Meteorologists: Where weather system ends up remains to be seen

John Guidroz

A broad, low-pressure area in the Bay of Campeche has a 70 percent chance of developing into a tropical depression in the northwest or central Gulf of Mexico later this week, the National Hurricane Center reported Monday. Widespread rainfall is expected over the weekend, but the system’s track and intensity remain very uncertain.

“We don’t want to freak you out; we just want to let you know that this is what’s out here,” Chanelle Stigger, National Weather Service Lake Charles meteorologist, said during a Facebook live video Monday. “We are monitoring it day by day, and if it ends up developing into something, you will be the first ones we let know.”

NWS Lake Charles Meteorologist Donald Jones described the system as a “large, sloppy mess” that could bring widespread rain, no matter where it ends up going.

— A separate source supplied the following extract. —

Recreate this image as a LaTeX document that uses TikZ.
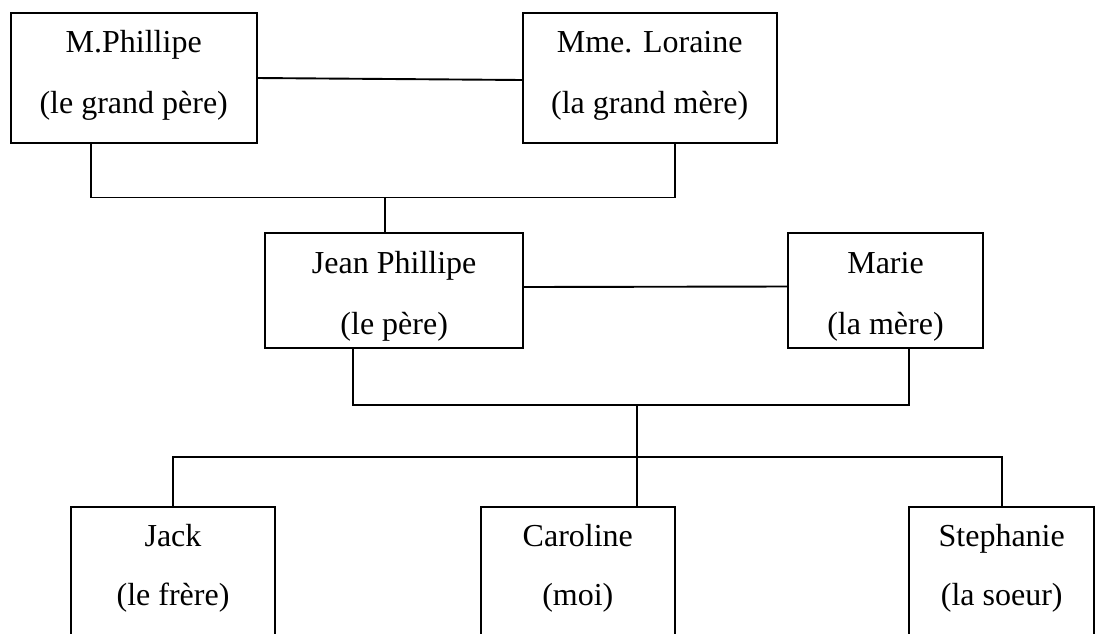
\documentclass[tikz,border=0pt]{standalone}
\usepackage{fontspec}
\setmainfont{Liberation Serif}
\usetikzlibrary{calc}
\begin{document}
\begin{tikzpicture}[x=1pt,y=-1pt,
  person/.style={draw,line width=1.9pt,inner sep=0pt,outer sep=0pt,rectangle},
  txt/.style={anchor=base,inner sep=0pt,font=\fontsize{32}{38}\selectfont},
  link/.style={line width=1.9pt}]
\useasboundingbox (0,0) rectangle (1095,633);
\clip (0,0) rectangle (1095,633);
% boxes
\node[person,minimum width=246pt,minimum height=130pt] (mp) at (133.7,77.7) {};
\node[person,minimum width=254pt,minimum height=130pt] (ml) at (649.7,77.7) {};
\node[person,minimum width=258.3pt,minimum height=115.6pt] (jp) at (394.2,290.5) {};
\node[person,minimum width=194.4pt,minimum height=115.6pt] (ma) at (885.5,290.5) {};
\node[person,minimum width=204pt,minimum height=153.3pt] (ja) at (173,583.3) {};
\node[person,minimum width=194.3pt,minimum height=153.3pt] (ca) at (577.8,583.3) {};
\node[person,minimum width=185.3pt,minimum height=153.3pt] (st) at (1001.7,583.3) {};
% texts
\node[txt] (mp1) at (133.7,52) {M.Phillipe};
\node[txt] (mp2) at (133.7,113) {(le grand père)};
\node[txt] (ml1) at (649.7,52) {Mme. Loraine};
\node[txt] (ml2) at (649.7,113) {(la grand mère)};
\node[txt] (jp1) at (394.2,273) {Jean Phillipe};
\node[txt] (jp2) at (394.2,334) {(le père)};
\node[txt] (ma1) at (885.5,273) {Marie};
\node[txt] (ma2) at (885.5,334) {(la mère)};
\node[txt] (ja1) at (173,546) {Jack};
\node[txt] (ja2) at (173,605) {(le frère)};
\node[txt] (ca1) at (577.8,546) {Caroline};
\node[txt] (ca2) at (577.8,605) {(moi)};
\node[txt] (st1) at (1001.7,546) {Stephanie};
\node[txt] (st2) at (1001.7,605) {(la soeur)};
% connectors
\coordinate (g) at (385,197.5);
\coordinate (p) at (636.7,405);
\coordinate (k) at (636.7,456.7);
\draw[link] ($(mp.east)+(0,0.3)$) -- ($(ml.west)+(0,2.3)$);
\draw[link] ($(mp.south west)+(80,0)$) |- (g) -| ($(ml.south west)+(152.3,0)$);
\draw[link] (g) -- (jp.north -| g);
\draw[link] ($(jp.east)+(0,-3.5)$) -- ($(ma.west)+(0,-4)$);
\draw[link] ($(jp.south west)+(88.3,0)$) |- (p) -| ($(ma.south west)+(120.7,0)$);
\draw[link] (p) -- (ca.north -| p);
\draw[link] (ja.north) |- (k) -| (st.north);
\end{tikzpicture}
\end{document}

Some areas may get 10-15 inches of rain, but it’s too early to give out exact rainfall totals, Jones said.

“Exactly where that is going to wind up setting up remains to be seen, depending on the organization and the structure of the tropical system as it moves through the Gulf of Mexico,” he said.

Jones said the system isn’t expected to reach hurricane strength.

Conditions are favorable for the system to develop into a tropical depression, with water temperatures in the Bay of Campeche and the Gulf of Mexico both above 80 degrees, Sitgger said.

Another newly-formed tropical depression in the Atlantic Ocean off the North Carolina coast poses no threat to Southwest Louisiana or along the eastern U.S. coastline, Stigger said.

Forecasters are also monitoring a tropical wave off the coast of Africa that has a 20 percent chance to develop. However, that threat is expected to drop later in the week once it reaches the central Atlantic Ocean.